Dans le milieu uottavien, certaines personnes ont commencé à cibler la Fédération étudiante de l’Université d’Ottawa (FÉUO) comme exemple d’organisme pour laquelle le fait que la participation aux frais devienne optionnelle est réjouissante. Après les scandales ayant frappé l’institution, peut-on leur en vouloir ? Que feriez-vous si vous étiez à leur place ? Vous penserez probablement deux fois avant de payer des frais à un syndicat dans lequel vous n’avez pas confiance.

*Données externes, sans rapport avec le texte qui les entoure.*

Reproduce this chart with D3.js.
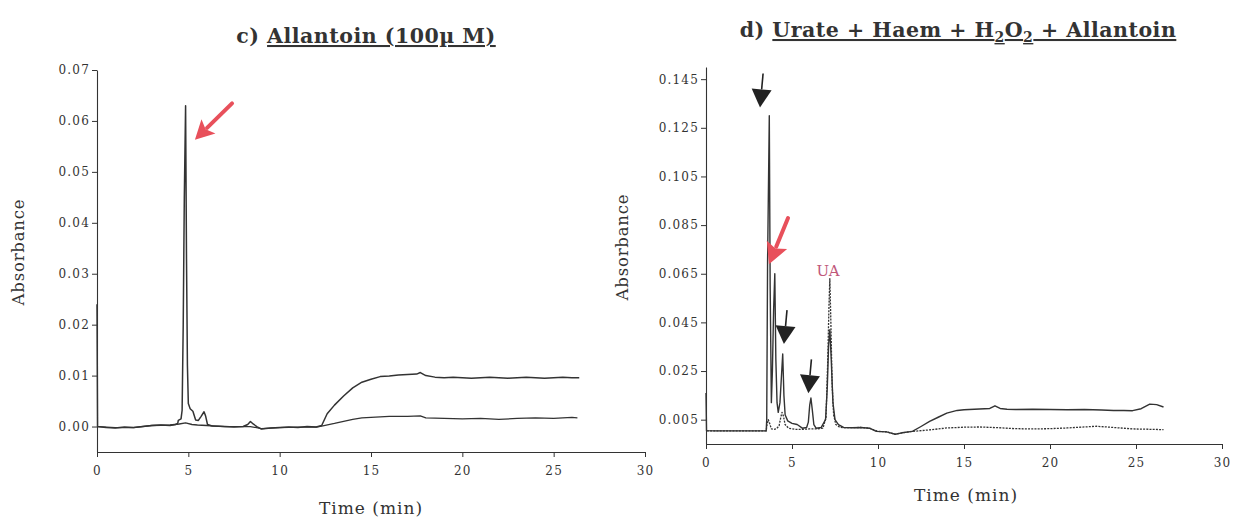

Certes, on peut s’opposer moralement à une telle décision individuelle, mais cette action est une réponse rationnelle. Toutefois, il ne faut pas limiter ces frais qu’à la FÉUO, il faut prendre le temps d’évaluer la situation dans son ensemble. Ensuite, faites ce que vous voulez avec votre argent, mais prenez au moins le temps d’évaluer l’impact de votre décision sur l’ensemble de la communauté.

On savait que les choses allaient changer après que La Rotonde ait dévoilé le 9 août dernier des allégations de fraude au sein de la FÉUO. On pouvait prévoir que le contexte qui suivrait serait rempli de contestations et que le futur serait incertain, mais les développements des six derniers mois ont accru de manière exponentielle la précarité de toutes les institutions étudiantes sur le campus.

Avec un référendum qui approche à grands pas, l’incertitude pèse plus lourd que jamais sur le campus. L’apathie générale devra céder la place à un mouvement uni qui fera front commun face aux défis à venir. Si tout est une question de finances pour le gouvernement, il est temps qu’on leur en donne pour leur argent.